Administrators at Beaufort High School worked to balance classes during the first weeks of school after 113 more students than anticipated showed up.
Despite a decline in enrollment resulting from shifts in attendance boundaries, Beaufort High nonetheless wound up with 1,650 students at the end of the third week of school.
The school's capacity is 1,595.
Principal Dan Durbin said four district teachers transferred to Beaufort High to accommodate the extra students, though some classes still are larger than ideal.
Another northern Beaufort County high school, the new Whale Branch Early College High School, is 46 students short of its projected enrollment of 446.The third northern high school, Battery Creek, enrolled 858 students. That's 21 more than expected.
Both Whale Branch and Battery Creek are under capacity.
Earlier this year, the district redrew attendance boundaries for high schools in the northern part of the county and pledged to better enforce its transfer rules for students who want to take advantage of specialty programs offered at specific schools.
Students are allowed to transfer to Beaufort High for the Advanced Placement program, to Battery Creek for the International Baccalaureate program and to Whale Branch for an early college program.
Officials hoped tightening the transfer policy would help balance enrollment among the high schools and make it easier to predict how many students would attend each school.
But a contentious debate on rezoning delayed the application deadline for transfers this year, instructional services chief Sean Alford said.
After several public hearings this winter, the board approved changes to high school attendance boundaries. They voted to move all students living in the Beaufort Elementary zone to Battery Creek from Beaufort High.
The board's vote, however, included a provision to allow any student in the Beaufort Elementary zone who already attends Beaufort High to remain there. That option also was available for rising ninth-graders.
Students who wanted to remain at Beaufort High were asked to fill out a transfer application, said Cynthia Hayes, the district's student services officer. Letters were sent to each student informing them of the zoning change, she said.
Alford said the district couldn't hold to its normal deadline for transfer applications until a final decision on rezoning was made by the Board of Education and school officials had enough time to communicate the changes to parents and students.
The Board of Education took its final vote on attendance zones in March -- past the February application deadline.
Alford said the district wanted to do as much as it could to accommodate student choice after the board's vote, so the transfer deadline this year was more flexible than it would have been otherwise.
Hayes said the rezoning changes played a part in the district's low projections for Beaufort High.
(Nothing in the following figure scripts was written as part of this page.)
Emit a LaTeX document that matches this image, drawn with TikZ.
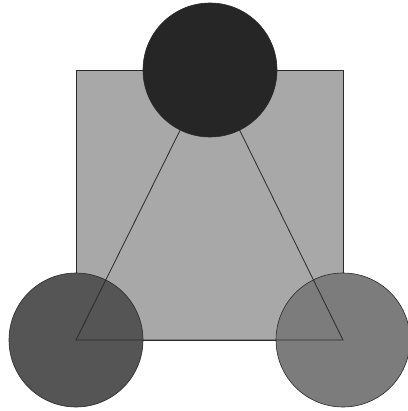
\documentclass[tikz,border=0pt]{standalone}
\usepackage{xcolor}
\usepackage{tikz}
\usetikzlibrary{positioning}
\definecolor{Edge}{HTML}{2A2A2A}
\definecolor{Panel}{HTML}{A8A8A8}
\definecolor{DarkDisc}{HTML}{262626}
\definecolor{MidDisc}{HTML}{555555}
\definecolor{LightDisc}{HTML}{7C7C7C}

\begin{document}
\begin{tikzpicture}[
  x=1pt, y=-1pt,
  panel/.style={draw=Edge, line width=0.6pt, fill=Panel, inner sep=0pt, outer sep=0pt,
    minimum width=267pt, minimum height=270pt},
  disc/.style={circle, draw=Edge, line width=0.6pt, inner sep=0pt, outer sep=0pt,
    minimum size=134pt},
  edge/.style={draw=Edge, line width=0.8pt}
]
  \useasboundingbox (0,0) rectangle (407,411);
  \node[panel] (square) at (209.5,205) {};
  \node[disc, fill=MidDisc] (left) at (square.south west) {};
  \node[disc, fill=LightDisc] (right) at (square.south east) {};
  \coordinate (apex) at (210,70);

  \draw[edge] (square.south west) -- (square.south east) -- (apex) -- cycle;
  \node[disc, fill=DarkDisc] (top) at (apex) {};
\end{tikzpicture}
\end{document}
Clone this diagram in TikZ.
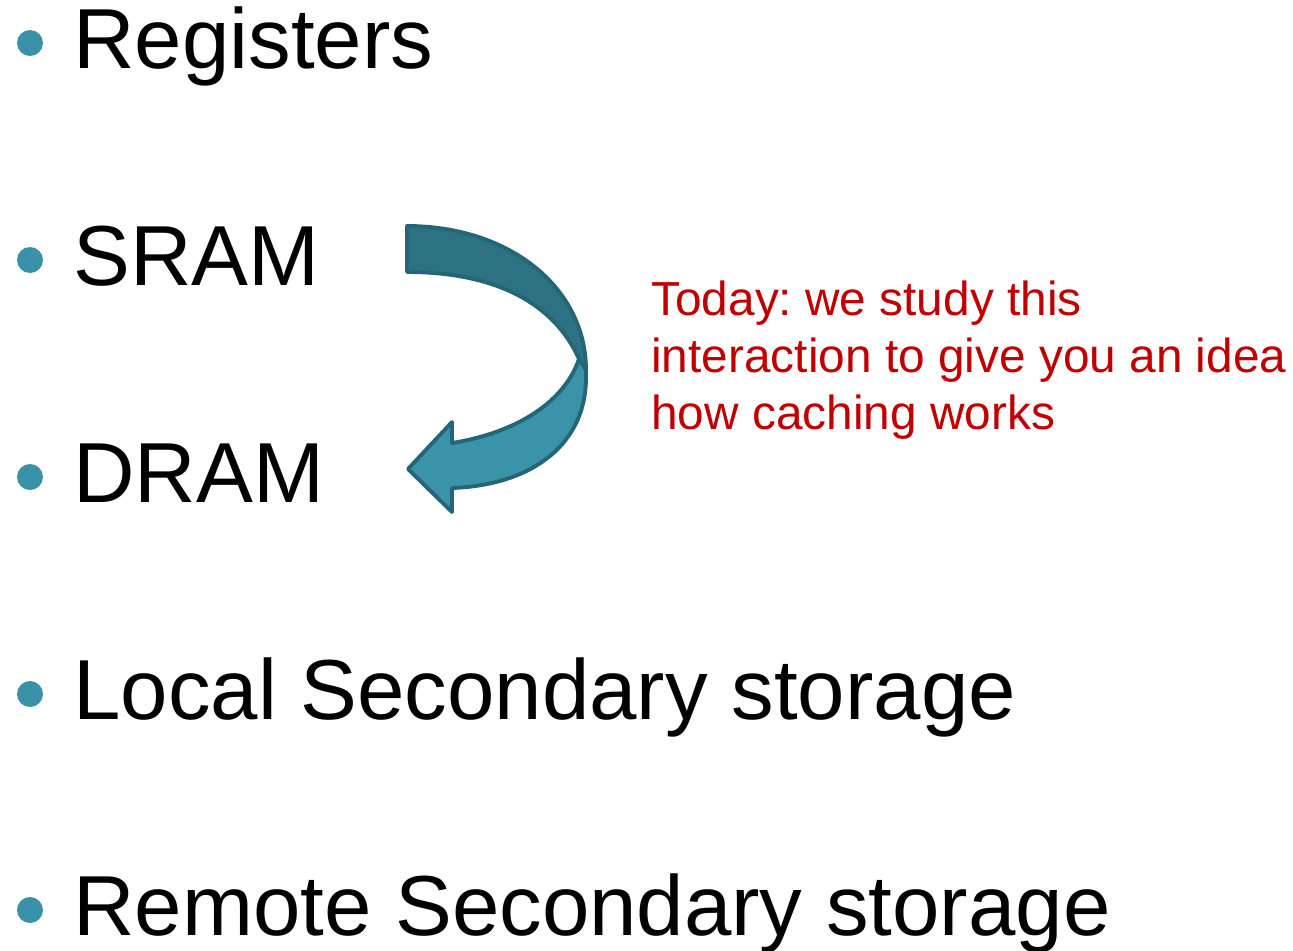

She said although most students who wanted to remain at Beaufort High filled out a transfer application, some did not.
Other factors also contributed to high-than-expected enrollment at Beaufort High, she said.
Hayes said more students than anticipated moved from private schools to public high schools this year, particularly in the Beaufort High attendance zone. School officials could not immediately provide the number of former private school students who enrolled at Beaufort High or other district schools this year.